▼
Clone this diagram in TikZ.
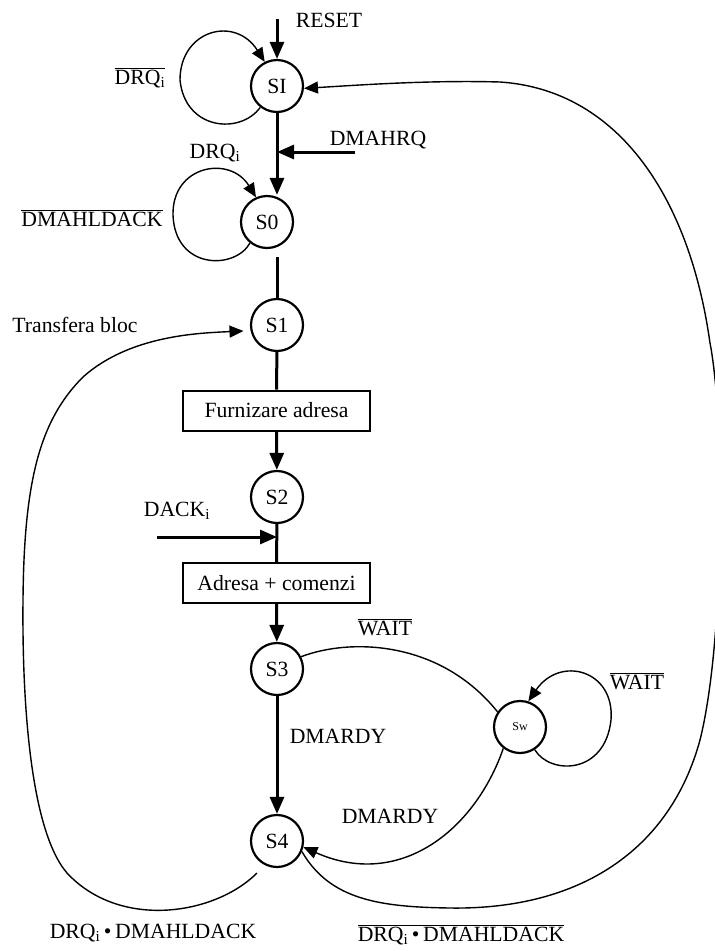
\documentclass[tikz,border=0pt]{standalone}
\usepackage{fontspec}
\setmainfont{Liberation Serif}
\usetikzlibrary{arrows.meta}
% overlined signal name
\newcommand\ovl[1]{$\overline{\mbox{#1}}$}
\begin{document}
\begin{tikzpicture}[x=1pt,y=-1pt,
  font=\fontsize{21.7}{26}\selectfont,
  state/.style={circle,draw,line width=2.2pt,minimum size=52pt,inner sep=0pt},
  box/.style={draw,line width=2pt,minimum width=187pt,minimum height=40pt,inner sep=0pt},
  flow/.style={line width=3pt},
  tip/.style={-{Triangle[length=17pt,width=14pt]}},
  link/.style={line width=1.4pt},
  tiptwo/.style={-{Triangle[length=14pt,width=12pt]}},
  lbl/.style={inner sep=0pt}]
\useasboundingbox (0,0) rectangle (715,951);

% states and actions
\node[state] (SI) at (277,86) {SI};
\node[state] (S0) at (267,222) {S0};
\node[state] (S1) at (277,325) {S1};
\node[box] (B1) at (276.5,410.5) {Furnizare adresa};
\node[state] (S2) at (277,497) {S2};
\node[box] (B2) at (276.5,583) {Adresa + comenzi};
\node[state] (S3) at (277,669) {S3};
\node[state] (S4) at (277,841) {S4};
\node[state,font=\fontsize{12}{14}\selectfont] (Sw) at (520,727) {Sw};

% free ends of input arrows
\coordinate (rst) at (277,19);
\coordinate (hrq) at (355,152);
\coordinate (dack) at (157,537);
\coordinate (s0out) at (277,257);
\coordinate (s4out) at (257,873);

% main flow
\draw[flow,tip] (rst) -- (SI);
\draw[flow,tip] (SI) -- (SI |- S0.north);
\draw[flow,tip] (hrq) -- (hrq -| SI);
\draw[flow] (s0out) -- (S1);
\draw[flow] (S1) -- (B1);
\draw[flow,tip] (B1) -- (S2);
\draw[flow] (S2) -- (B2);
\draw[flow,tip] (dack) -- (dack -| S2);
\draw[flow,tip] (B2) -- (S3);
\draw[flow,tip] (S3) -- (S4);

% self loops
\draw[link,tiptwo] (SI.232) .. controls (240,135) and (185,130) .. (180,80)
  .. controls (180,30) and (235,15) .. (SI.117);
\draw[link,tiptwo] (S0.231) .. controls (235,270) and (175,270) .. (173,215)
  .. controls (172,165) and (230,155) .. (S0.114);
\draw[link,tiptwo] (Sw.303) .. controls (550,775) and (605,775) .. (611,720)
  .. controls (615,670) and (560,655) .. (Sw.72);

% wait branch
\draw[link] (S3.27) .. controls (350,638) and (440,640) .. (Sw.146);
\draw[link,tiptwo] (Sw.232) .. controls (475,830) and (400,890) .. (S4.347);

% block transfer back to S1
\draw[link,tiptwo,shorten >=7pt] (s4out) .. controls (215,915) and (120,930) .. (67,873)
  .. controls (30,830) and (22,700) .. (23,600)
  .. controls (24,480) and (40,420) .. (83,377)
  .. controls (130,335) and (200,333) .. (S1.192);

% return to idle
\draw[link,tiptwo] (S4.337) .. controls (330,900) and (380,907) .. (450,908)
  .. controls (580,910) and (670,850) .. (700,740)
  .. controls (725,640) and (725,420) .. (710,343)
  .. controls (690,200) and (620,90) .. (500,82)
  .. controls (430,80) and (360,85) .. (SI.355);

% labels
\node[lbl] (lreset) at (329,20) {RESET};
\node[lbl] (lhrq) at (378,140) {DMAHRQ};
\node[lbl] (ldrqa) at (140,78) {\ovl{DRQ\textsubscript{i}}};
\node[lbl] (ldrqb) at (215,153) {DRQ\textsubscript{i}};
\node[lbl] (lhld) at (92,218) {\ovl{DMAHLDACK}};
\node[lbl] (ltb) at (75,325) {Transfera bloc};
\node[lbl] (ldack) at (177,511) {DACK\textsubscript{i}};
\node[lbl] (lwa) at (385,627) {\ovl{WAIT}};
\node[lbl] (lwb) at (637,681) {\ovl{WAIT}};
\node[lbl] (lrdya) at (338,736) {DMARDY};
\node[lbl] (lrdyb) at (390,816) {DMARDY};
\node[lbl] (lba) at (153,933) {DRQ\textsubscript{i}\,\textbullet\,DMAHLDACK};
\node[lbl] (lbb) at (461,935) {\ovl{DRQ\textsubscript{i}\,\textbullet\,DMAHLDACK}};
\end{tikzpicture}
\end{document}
▲
## Exercise objective
Quote all the lines above exactly as given. Do not include the pictures.

## Solution for this exercise
Clone this diagram in TikZ.
\documentclass[tikz,border=0pt]{standalone}
\usepackage{fontspec}
\setmainfont{Liberation Serif}
\usetikzlibrary{arrows.meta}
% overlined signal name
\newcommand\ovl[1]{$\overline{\mbox{#1}}$}
\begin{document}
\begin{tikzpicture}[x=1pt,y=-1pt,
  font=\fontsize{21.7}{26}\selectfont,
  state/.style={circle,draw,line width=2.2pt,minimum size=52pt,inner sep=0pt},
  box/.style={draw,line width=2pt,minimum width=187pt,minimum height=40pt,inner sep=0pt},
  flow/.style={line width=3pt},
  tip/.style={-{Triangle[length=17pt,width=14pt]}},
  link/.style={line width=1.4pt},
  tiptwo/.style={-{Triangle[length=14pt,width=12pt]}},
  lbl/.style={inner sep=0pt}]
\useasboundingbox (0,0) rectangle (715,951);

% states and actions
\node[state] (SI) at (277,86) {SI};
\node[state] (S0) at (267,222) {S0};
\node[state] (S1) at (277,325) {S1};
\node[box] (B1) at (276.5,410.5) {Furnizare adresa};
\node[state] (S2) at (277,497) {S2};
\node[box] (B2) at (276.5,583) {Adresa + comenzi};
\node[state] (S3) at (277,669) {S3};
\node[state] (S4) at (277,841) {S4};
\node[state,font=\fontsize{12}{14}\selectfont] (Sw) at (520,727) {Sw};

% free ends of input arrows
\coordinate (rst) at (277,19);
\coordinate (hrq) at (355,152);
\coordinate (dack) at (157,537);
\coordinate (s0out) at (277,257);
\coordinate (s4out) at (257,873);

% main flow
\draw[flow,tip] (rst) -- (SI);
\draw[flow,tip] (SI) -- (SI |- S0.north);
\draw[flow,tip] (hrq) -- (hrq -| SI);
\draw[flow] (s0out) -- (S1);
\draw[flow] (S1) -- (B1);
\draw[flow,tip] (B1) -- (S2);
\draw[flow] (S2) -- (B2);
\draw[flow,tip] (dack) -- (dack -| S2);
\draw[flow,tip] (B2) -- (S3);
\draw[flow,tip] (S3) -- (S4);

% self loops
\draw[link,tiptwo] (SI.232) .. controls (240,135) and (185,130) .. (180,80)
  .. controls (180,30) and (235,15) .. (SI.117);
\draw[link,tiptwo] (S0.231) .. controls (235,270) and (175,270) .. (173,215)
  .. controls (172,165) and (230,155) .. (S0.114);
\draw[link,tiptwo] (Sw.303) .. controls (550,775) and (605,775) .. (611,720)
  .. controls (615,670) and (560,655) .. (Sw.72);

% wait branch
\draw[link] (S3.27) .. controls (350,638) and (440,640) .. (Sw.146);
\draw[link,tiptwo] (Sw.232) .. controls (475,830) and (400,890) .. (S4.347);

% block transfer back to S1
\draw[link,tiptwo,shorten >=7pt] (s4out) .. controls (215,915) and (120,930) .. (67,873)
  .. controls (30,830) and (22,700) .. (23,600)
  .. controls (24,480) and (40,420) .. (83,377)
  .. controls (130,335) and (200,333) .. (S1.192);

% return to idle
\draw[link,tiptwo] (S4.337) .. controls (330,900) and (380,907) .. (450,908)
  .. controls (580,910) and (670,850) .. (700,740)
  .. controls (725,640) and (725,420) .. (710,343)
  .. controls (690,200) and (620,90) .. (500,82)
  .. controls (430,80) and (360,85) .. (SI.355);

% labels
\node[lbl] (lreset) at (329,20) {RESET};
\node[lbl] (lhrq) at (378,140) {DMAHRQ};
\node[lbl] (ldrqa) at (140,78) {\ovl{DRQ\textsubscript{i}}};
\node[lbl] (ldrqb) at (215,153) {DRQ\textsubscript{i}};
\node[lbl] (lhld) at (92,218) {\ovl{DMAHLDACK}};
\node[lbl] (ltb) at (75,325) {Transfera bloc};
\node[lbl] (ldack) at (177,511) {DACK\textsubscript{i}};
\node[lbl] (lwa) at (385,627) {\ovl{WAIT}};
\node[lbl] (lwb) at (637,681) {\ovl{WAIT}};
\node[lbl] (lrdya) at (338,736) {DMARDY};
\node[lbl] (lrdyb) at (390,816) {DMARDY};
\node[lbl] (lba) at (153,933) {DRQ\textsubscript{i}\,\textbullet\,DMAHLDACK};
\node[lbl] (lbb) at (461,935) {\ovl{DRQ\textsubscript{i}\,\textbullet\,DMAHLDACK}};
\end{tikzpicture}
\end{document}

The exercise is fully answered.